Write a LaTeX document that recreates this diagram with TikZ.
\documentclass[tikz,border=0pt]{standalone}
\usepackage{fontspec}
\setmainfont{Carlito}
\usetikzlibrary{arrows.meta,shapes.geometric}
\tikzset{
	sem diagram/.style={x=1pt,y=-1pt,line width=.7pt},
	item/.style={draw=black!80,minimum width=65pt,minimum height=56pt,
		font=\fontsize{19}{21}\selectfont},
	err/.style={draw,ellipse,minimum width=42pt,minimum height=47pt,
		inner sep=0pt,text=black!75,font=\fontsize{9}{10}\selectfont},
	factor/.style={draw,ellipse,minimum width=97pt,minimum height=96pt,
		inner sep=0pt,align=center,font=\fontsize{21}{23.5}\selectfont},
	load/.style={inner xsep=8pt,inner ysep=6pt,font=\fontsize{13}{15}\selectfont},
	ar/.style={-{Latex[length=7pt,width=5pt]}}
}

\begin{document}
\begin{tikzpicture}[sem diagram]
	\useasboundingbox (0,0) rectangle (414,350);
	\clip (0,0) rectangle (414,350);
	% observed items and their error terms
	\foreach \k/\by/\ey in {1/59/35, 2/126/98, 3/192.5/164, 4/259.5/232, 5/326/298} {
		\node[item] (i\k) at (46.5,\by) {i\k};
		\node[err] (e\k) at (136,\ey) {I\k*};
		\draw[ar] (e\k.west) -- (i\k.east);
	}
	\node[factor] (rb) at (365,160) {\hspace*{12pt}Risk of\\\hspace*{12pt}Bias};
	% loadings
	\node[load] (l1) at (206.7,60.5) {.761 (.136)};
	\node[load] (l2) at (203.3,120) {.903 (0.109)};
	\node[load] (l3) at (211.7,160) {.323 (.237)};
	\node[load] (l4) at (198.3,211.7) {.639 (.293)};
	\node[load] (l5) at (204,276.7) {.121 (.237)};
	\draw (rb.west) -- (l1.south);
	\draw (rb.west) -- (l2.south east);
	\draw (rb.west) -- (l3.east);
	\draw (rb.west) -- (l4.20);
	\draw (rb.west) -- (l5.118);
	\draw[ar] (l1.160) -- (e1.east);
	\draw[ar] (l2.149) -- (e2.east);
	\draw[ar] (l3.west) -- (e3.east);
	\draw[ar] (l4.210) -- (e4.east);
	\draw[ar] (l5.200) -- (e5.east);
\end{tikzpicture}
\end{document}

--

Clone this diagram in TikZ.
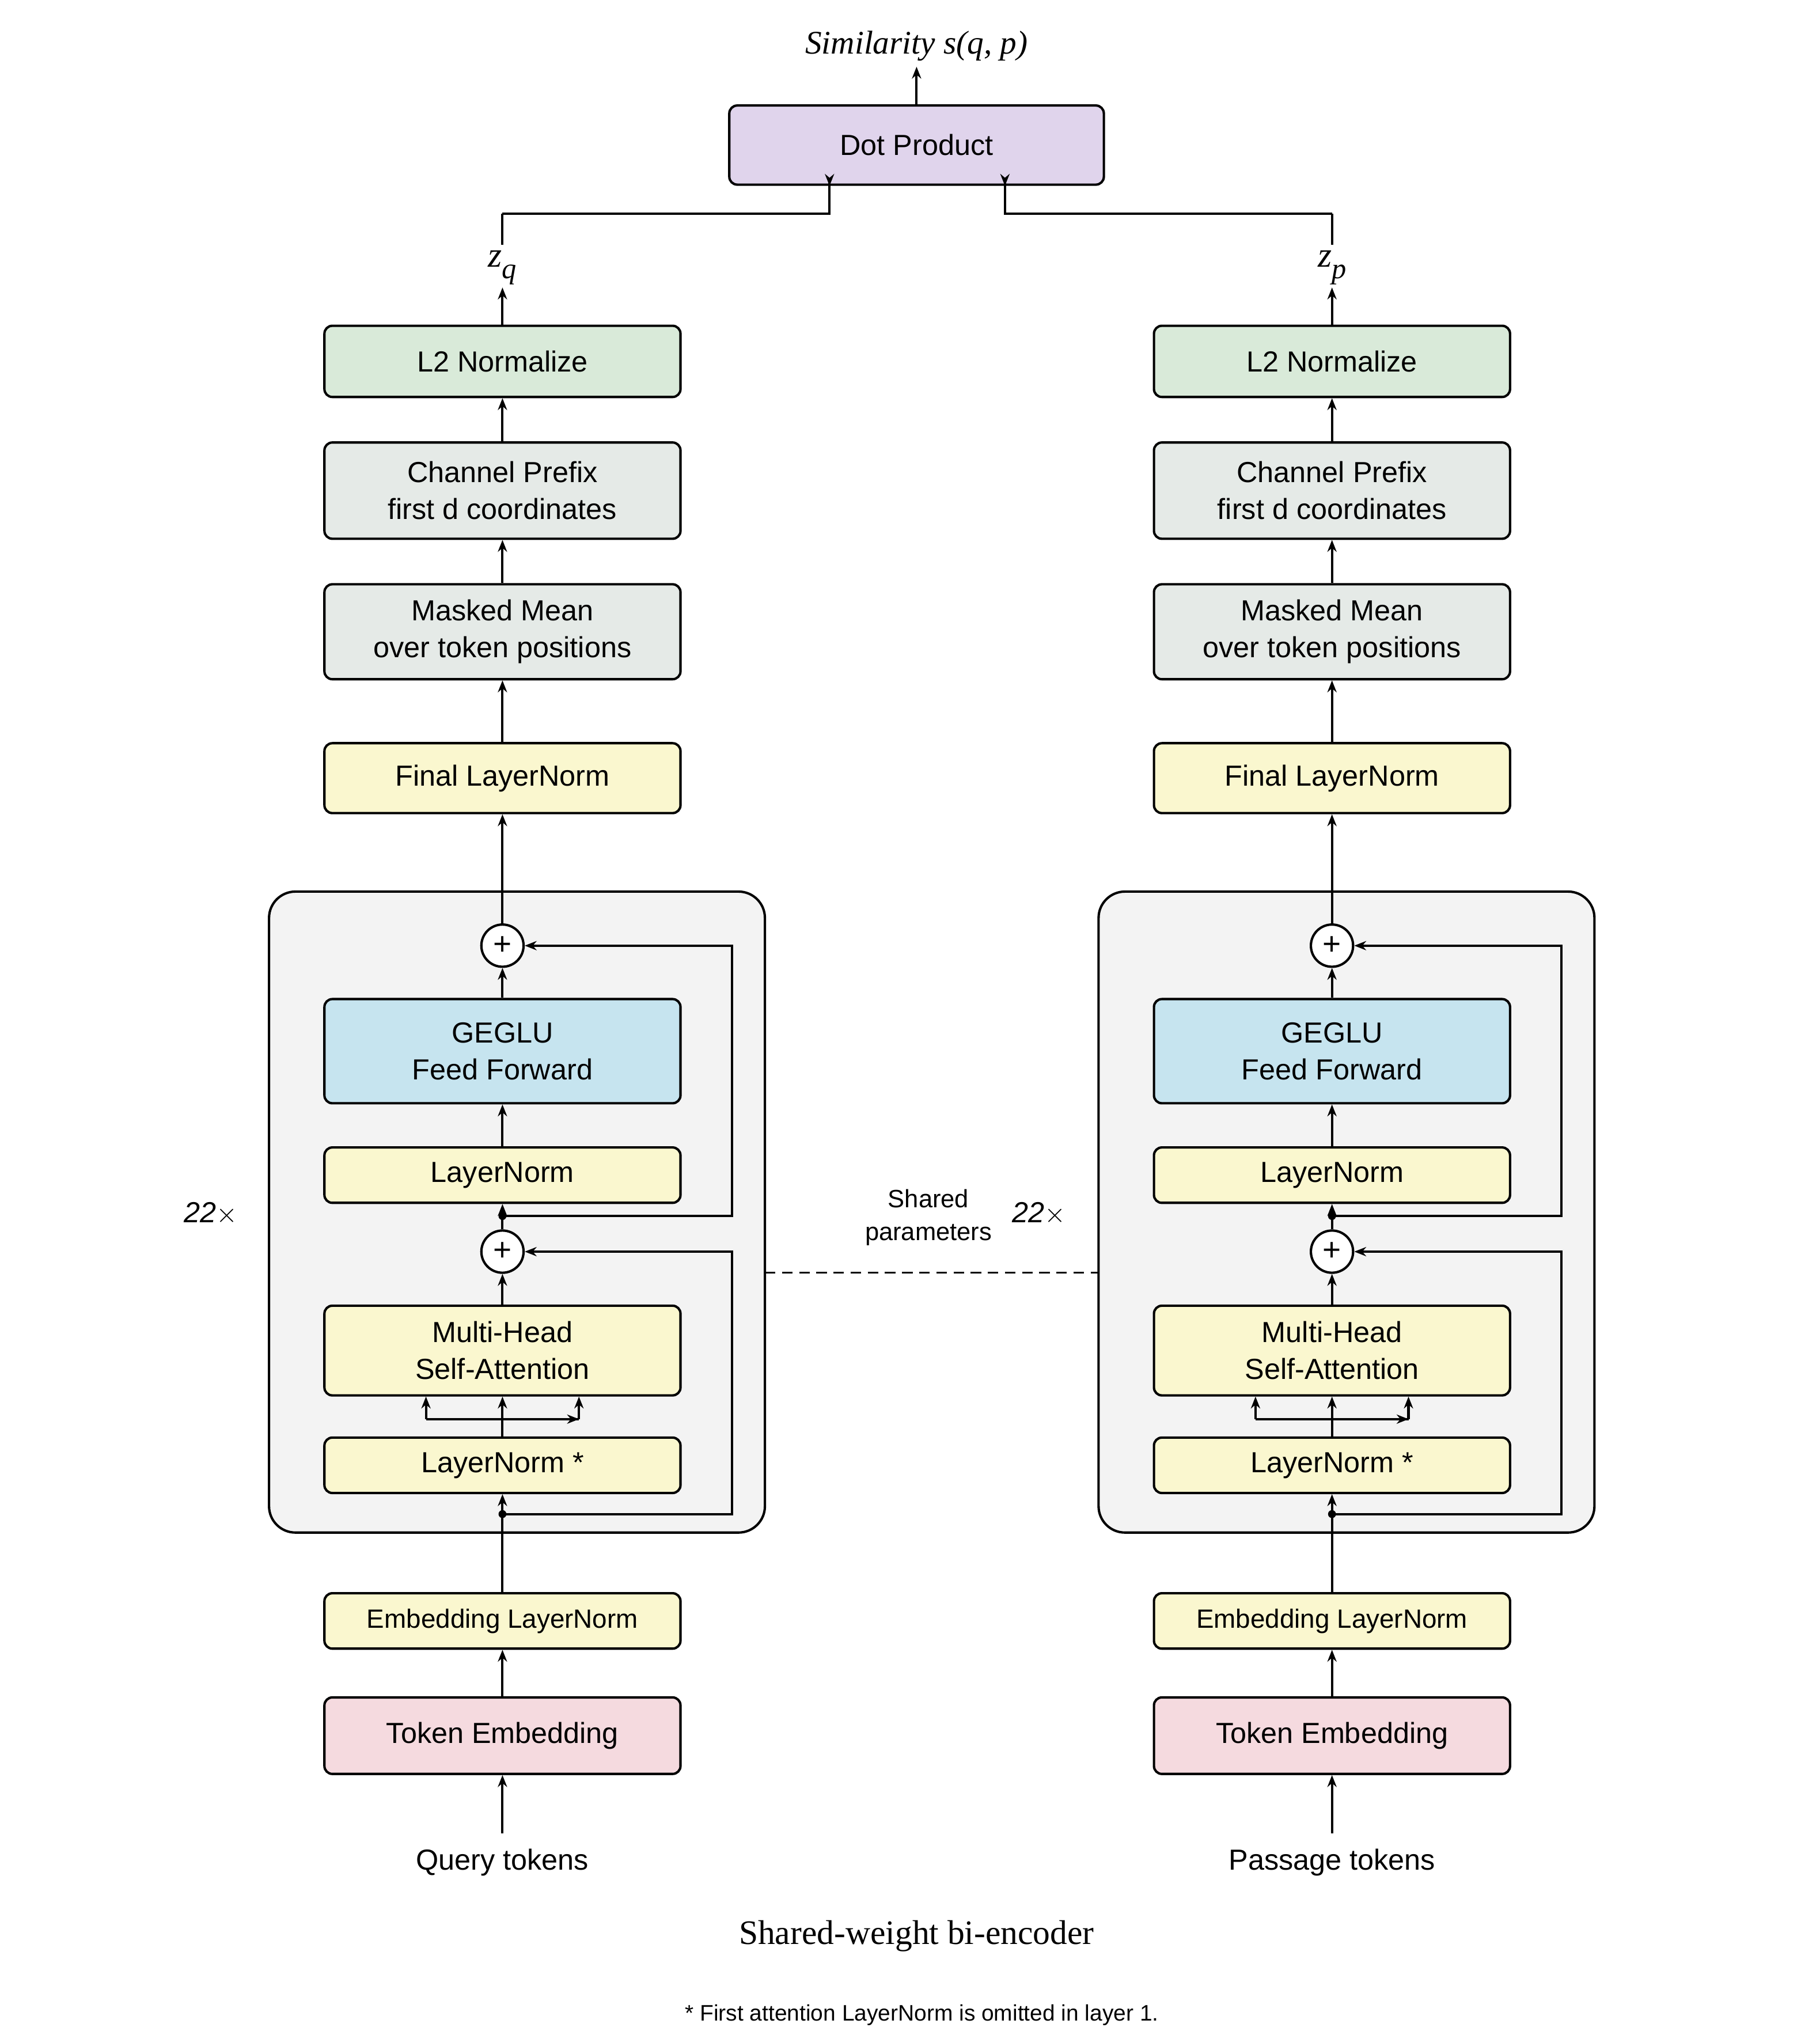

...

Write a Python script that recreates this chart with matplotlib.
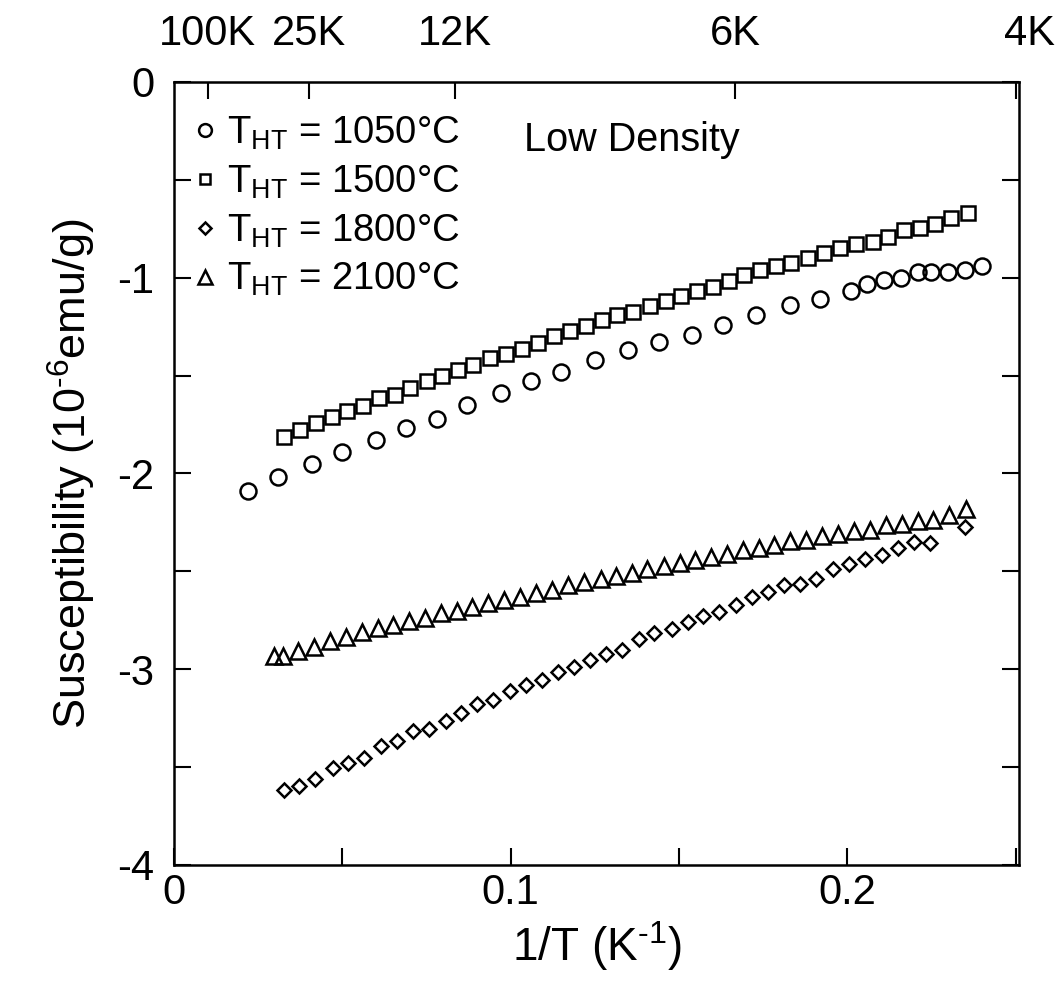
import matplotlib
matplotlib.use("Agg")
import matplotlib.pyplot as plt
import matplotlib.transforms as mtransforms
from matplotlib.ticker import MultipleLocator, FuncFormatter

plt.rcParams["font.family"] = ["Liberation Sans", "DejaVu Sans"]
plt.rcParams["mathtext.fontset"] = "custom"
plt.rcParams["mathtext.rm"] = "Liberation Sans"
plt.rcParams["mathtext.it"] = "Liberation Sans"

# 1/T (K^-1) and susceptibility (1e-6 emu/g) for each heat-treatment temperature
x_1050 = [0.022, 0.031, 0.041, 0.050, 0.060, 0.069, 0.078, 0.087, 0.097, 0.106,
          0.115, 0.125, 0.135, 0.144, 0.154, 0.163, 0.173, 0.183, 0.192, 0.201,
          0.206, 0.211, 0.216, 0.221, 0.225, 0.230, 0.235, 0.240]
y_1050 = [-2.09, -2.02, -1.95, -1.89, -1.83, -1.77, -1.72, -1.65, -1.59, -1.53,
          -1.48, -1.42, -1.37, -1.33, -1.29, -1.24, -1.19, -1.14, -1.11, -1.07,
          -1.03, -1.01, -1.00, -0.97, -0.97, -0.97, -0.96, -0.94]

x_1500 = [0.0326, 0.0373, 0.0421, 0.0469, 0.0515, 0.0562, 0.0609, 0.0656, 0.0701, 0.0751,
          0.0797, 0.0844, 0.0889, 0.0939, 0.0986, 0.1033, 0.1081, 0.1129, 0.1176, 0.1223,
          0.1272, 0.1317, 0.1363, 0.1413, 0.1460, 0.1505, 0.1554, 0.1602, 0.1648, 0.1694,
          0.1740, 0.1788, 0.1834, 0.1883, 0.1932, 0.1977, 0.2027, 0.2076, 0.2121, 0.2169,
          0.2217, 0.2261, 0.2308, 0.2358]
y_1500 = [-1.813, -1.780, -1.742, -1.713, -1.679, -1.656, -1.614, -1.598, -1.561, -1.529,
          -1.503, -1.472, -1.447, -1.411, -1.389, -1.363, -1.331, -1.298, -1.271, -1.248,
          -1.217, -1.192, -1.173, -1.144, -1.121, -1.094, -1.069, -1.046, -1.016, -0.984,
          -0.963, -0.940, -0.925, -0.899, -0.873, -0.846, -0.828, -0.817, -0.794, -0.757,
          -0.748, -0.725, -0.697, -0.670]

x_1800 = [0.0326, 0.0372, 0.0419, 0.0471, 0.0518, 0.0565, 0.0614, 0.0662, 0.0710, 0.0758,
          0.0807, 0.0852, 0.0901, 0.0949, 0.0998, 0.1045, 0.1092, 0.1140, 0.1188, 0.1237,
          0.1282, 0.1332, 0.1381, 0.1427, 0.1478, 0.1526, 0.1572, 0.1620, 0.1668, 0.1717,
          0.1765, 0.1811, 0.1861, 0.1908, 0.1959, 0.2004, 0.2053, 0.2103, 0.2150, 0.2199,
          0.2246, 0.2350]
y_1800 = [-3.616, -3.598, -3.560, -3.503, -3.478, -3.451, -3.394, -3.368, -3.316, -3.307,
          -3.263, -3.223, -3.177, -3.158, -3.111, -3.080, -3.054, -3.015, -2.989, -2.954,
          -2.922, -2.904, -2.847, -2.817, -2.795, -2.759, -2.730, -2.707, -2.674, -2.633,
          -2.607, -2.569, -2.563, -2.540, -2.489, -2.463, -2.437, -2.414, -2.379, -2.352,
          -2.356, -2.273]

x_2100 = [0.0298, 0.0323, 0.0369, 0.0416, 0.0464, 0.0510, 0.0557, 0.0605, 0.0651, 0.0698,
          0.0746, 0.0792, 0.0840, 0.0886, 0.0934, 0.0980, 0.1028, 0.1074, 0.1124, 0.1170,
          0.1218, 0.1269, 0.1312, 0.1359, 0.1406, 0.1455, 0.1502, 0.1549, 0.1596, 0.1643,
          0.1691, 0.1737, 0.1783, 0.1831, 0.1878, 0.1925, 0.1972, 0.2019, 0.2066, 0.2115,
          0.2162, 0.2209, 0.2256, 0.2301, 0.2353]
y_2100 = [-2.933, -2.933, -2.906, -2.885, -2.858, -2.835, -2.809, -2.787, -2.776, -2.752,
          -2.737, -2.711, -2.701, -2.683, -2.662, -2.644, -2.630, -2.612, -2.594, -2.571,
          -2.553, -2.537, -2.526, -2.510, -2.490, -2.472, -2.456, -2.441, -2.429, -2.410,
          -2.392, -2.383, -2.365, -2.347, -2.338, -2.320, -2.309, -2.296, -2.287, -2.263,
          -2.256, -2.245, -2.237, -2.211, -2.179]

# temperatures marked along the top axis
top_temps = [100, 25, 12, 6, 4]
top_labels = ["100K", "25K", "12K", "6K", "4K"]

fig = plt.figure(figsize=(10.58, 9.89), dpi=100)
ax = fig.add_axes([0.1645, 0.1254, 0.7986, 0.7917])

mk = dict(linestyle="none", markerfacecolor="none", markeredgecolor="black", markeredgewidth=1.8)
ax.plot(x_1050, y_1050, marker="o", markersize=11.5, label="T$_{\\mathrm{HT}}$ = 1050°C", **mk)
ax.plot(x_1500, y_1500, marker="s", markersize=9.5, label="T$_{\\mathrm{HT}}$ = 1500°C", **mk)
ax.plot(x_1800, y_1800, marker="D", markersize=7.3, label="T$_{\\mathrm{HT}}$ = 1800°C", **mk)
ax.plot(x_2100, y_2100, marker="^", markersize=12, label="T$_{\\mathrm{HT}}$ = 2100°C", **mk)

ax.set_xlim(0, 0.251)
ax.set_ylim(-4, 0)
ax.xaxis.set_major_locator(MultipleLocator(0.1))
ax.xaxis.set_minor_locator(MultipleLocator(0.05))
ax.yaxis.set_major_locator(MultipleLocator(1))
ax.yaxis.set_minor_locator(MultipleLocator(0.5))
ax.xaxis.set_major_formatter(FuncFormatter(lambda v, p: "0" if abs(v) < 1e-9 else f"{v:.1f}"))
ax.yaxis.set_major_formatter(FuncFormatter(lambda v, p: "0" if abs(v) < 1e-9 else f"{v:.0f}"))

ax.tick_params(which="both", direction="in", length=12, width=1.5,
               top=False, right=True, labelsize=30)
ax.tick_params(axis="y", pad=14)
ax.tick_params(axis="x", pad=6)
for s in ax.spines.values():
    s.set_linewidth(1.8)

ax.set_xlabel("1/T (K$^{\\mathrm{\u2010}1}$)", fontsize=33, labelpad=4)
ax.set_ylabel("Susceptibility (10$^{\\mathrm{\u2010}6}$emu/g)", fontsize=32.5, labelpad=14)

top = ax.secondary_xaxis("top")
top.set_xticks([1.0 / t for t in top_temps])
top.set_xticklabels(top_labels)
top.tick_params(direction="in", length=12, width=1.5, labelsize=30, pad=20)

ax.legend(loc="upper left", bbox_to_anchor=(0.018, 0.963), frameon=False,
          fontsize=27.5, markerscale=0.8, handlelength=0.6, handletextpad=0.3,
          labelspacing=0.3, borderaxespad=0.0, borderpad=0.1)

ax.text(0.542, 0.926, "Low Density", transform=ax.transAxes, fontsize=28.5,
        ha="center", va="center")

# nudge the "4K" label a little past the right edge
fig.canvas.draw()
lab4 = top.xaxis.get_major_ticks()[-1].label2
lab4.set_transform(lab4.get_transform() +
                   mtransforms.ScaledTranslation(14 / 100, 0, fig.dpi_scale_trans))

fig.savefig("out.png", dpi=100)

=== TASK PROMPT ===
Go over the records above line by line and count those holding the word "Write". Reply only with the number.

=== TASK ANSWER ===
2